Monday, July 16, 2007

We thought we'd be dead by now...

Cold War Anxiety Passivity Syndrome

I have long noted a generational demographic phenomenon that hardly ever gets written about, but seems to be more or less universal for people my age. If you were born in a big city area, anywhere from 1962-1975 you probably had it drilled into you from school, the news, and your parents that you could not expect to live past about thirty. The Americans or the Russians or the Chinese were going to blow up the world more or less without notice and no one was going to survive, and if you did, you would "envy the dead".

This was the standard cant that most of my contemporaries heard every day. It was the background assumption we all absorbed with the smog particles and our morning granola.

Kathy mentioned today that she never went to university.

I respond:
Hey! you didn't go to university either?

Well, I did a bit, but by the time I was 21, something happened in my wee brain: I woke up and thought, "Haaaaang on! I'm being had! and being made to pay through the nose!"

What a scam!


Kathy says:
I went to Sheridan College for a two-year Media Arts/Writing course (not journalism, but everything from radio ads to government reports).
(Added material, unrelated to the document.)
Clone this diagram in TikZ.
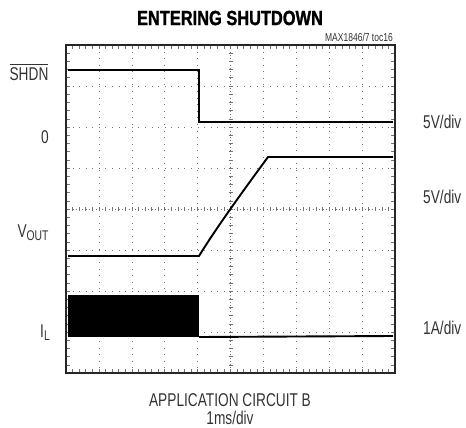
\documentclass[tikz,border=0pt]{standalone}
\usepackage{amsmath}
\usepackage{fontspec}
\setmainfont{Liberation Sans}[FakeStretch=0.74]
\newfontfamily\titlefont{Liberation Sans}[FakeStretch=0.8, BoldFeatures={FakeBold=1.2}]
\usetikzlibrary{positioning}

\tikzset{
	grid line/.style={black!55, line width=0.6pt, dash pattern=on 0.7pt off 5.88pt},
	axis line/.style={black!55, line width=0.6pt, dash pattern=on 0.7pt off 2.59pt},
	tick/.style={black!55, line width=0.6pt},
	trace/.style={black, line width=1.9pt},
	frame/.style={black!85, line width=2.4pt},
	label/.style={text=black!80, font=\fontsize{18.5}{18.5}\selectfont, inner sep=0pt},
}

\begin{document}
\begin{tikzpicture}[x=1pt,y=-1pt]
				\useasboundingbox (0,0) rectangle (466,428);

				%Nodes
				\coordinate      (tl) 	at 	(66,45);
				\coordinate      (br) 	at 	(395,373);
				\coordinate      (s1) 	at 	(68,70);
				\coordinate      (s2) 	at 	(199,70);
				\coordinate      (s3) 	at 	(199,122);
				\coordinate      (s4) 	at 	(393,122);
				\coordinate      (v1) 	at 	(68,256);
				\coordinate      (v2) 	at 	(199,256);
				\coordinate      (v3) 	at 	(268,157);
				\coordinate      (v4) 	at 	(393,157);
				\coordinate      (i1) 	at 	(68,295);
				\coordinate      (i2) 	at 	(199,337);
				\coordinate      (i3) 	at 	(393,336);

				%Grid
				\foreach \i in {1,...,9}
					\draw[grid line] (66+\i*32.9,45) -- (66+\i*32.9,373);
				\foreach \j in {1,...,7}
					\draw[grid line] (66,45+\j*41) -- (395,45+\j*41);
				\draw[axis line] (230.5,45) -- (230.5,373);
				\draw[axis line] (66,209) -- (395,209);
				\foreach \i in {1,...,49} {
					\draw[tick] (66+\i*6.58,207) -- (66+\i*6.58,211);
					\draw[tick] (66+\i*6.58,45) -- (66+\i*6.58,49);
					\draw[tick] (66+\i*6.58,373) -- (66+\i*6.58,369);
				}
				\foreach \j in {1,...,39} {
					\draw[tick] (228.5,45+\j*8.2) -- (232.5,45+\j*8.2);
					\draw[tick] (66,45+\j*8.2) -- (70,45+\j*8.2);
					\draw[tick] (395,45+\j*8.2) -- (391,45+\j*8.2);
				}

				%Lines
				\fill[black] (i1) rectangle (i2);
				\draw[trace] (s1) -- (s2) -- (s3) -- (s4);
				\draw[trace] (v1) -- (v2) .. controls (215,230) and (240,195) .. (v3) -- (v4);
				\draw[trace] (i2) -- (i3);
				\draw[frame] (tl) rectangle (br);

				%Labels
				\node[label, font=\titlefont\fontsize{20.5}{20.5}\selectfont\bfseries, text=black] (title) at (230,18) {ENTERING SHUTDOWN};
				\node[label, font=\fontsize{11.5}{11.5}\selectfont, anchor=south east] (toc) at (393,42) {MAX1846/7 toc16};
				\node[label] (shdn) at (29,72) {$\overline{\hbox{SHDN}}$};
				\node[label] (zero) at (45,137) {0};
				\node[label] (vout) at (33,233) {V\raisebox{-0.3ex}{\fontsize{14}{14}\selectfont OUT}};
				\node[label] (il) at (45,333) {I\raisebox{-0.3ex}{\fontsize{14}{14}\selectfont L}};
				\node[label, anchor=west] (sdiv) at (423,122) {5V/div};
				\node[label, anchor=west] (vdiv) at (423,197) {5V/div};
				\node[label, anchor=west] (idiv) at (423,328) {1A/div};
				\node[label] (circ) at (230,400) {APPLICATION CIRCUIT B};
				\node[label] (tdiv) at (230,418) {1ms/div};

			\end{tikzpicture}
\end{document}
Very cheap and the best thing I could have done.

I had been told all through high school that Ronald Reagan was going to blow up the world anyway, so I was just looking for a way to waste some time. Besides that, I was the first person in my family to finish high school so I didn't have the example of other family members who'd gone to university, and I was intimidated by the whole scene, based entirely on watching The Paper Chase.

So for all those lame reasons I didn't go to university. And unlike all my friends who did, I have a well paying job I like, in my field, without their staggering tuition debt.


Aitchdubya:
That's interesting about the Blowing-up-the-world scenario. I have a lot of friends on the west coast who had the same experience. We all had it drilled into us so hard that the world was going to blow up in fifteen minutes that none of us ever took life very seriously. A whole bunch of us just never bothered to make plans because none of us expected to still be alive after thirty. I've encountered this again and again with the post-hippie generation kids. Their obsessions became the hard reality for their children. They were so irresponsible with childraising that it never seemed to occur to any of them what sort of effect their paranoid fantasies would have on the kids.

I broke out, finally, but I know a lot people who didn't.

I mostly didn't go, truth to tell, because I was on my own after fifteen. Just try to get enough stability and support to go to university as a ward of the state. It just turns out in retrospect to have been a good idea to stay away. I looked at the size of my first year student loan and the likelihood of getting gainfully employed with a degree in liberal arts and dropped it like a radioactive potato.

Best educational money I ever spent was $80 on a typing course at the Y. 100 words a minute! It was my mother who taught me to write.

What a wretched botch we've made of everything!


Kathy:
Exactly. The Berlin Wall fell down and we were all: Damn, now we have to get real jobs!! I know very few people my age (43) who thought they'd be alive past 30 either. Douglas Coupland writes well about this, well, Gen X phenomenon of course. It is a huge problem that few others have looked at.

And my mother was far from being a hippie, but she thought it was 'good for me' to watch the news every night because that's what she picked up from middle class people -- and look what I picked up from it! However, not going to university clearly saved you and me from stupidity.

2 comments:

Unknown said...

I got nuclear apocalypse, environmental apocalypse, AND torture narratives at school. Stuff from Amnesty International about Latin American peasants being told by (American funded of course) soldiers that they needed to choose between sawing off their wife's arm and watching their son be kneecapped. Footage of Hiroshima survivors screaming while being bathed with full body burns. I was asked to read "Waiting for the Barbarians," a novel contaning graphic torture scenes and the resultant complete moral breakdown of the protaganist, as a senior in high school to evaluate it as a possible book for freshman English. AFter reading it I told the teacher it was completely inappropriate for 14yos and in fact had been completely inappropriate for ME. I can still remember her look of total bewilderment. She truly did not understand.

Hilary Jane Margaret White said...

I have read quite a bit of very interesting literature by people who have survived communist imprisonment and torture. They were masters of psychological torture techniques to break down mental strength and barriers and induce childlike dependence on the captors. Orwell gave the classic description of course with Winston Smith in the end, loving B.B.

I can't help but feel that this was all part of the program. It certainly has made the generation that was brainwashed in this way docile, complacent and open to any suggestion made by the state-controled media.

In Canada, as you know, the government owns, controls, or screens everything that goes into people's heads either in school, print or broadcast media. The only salvation for anyone has been the internet. A bit of a mixed blessing.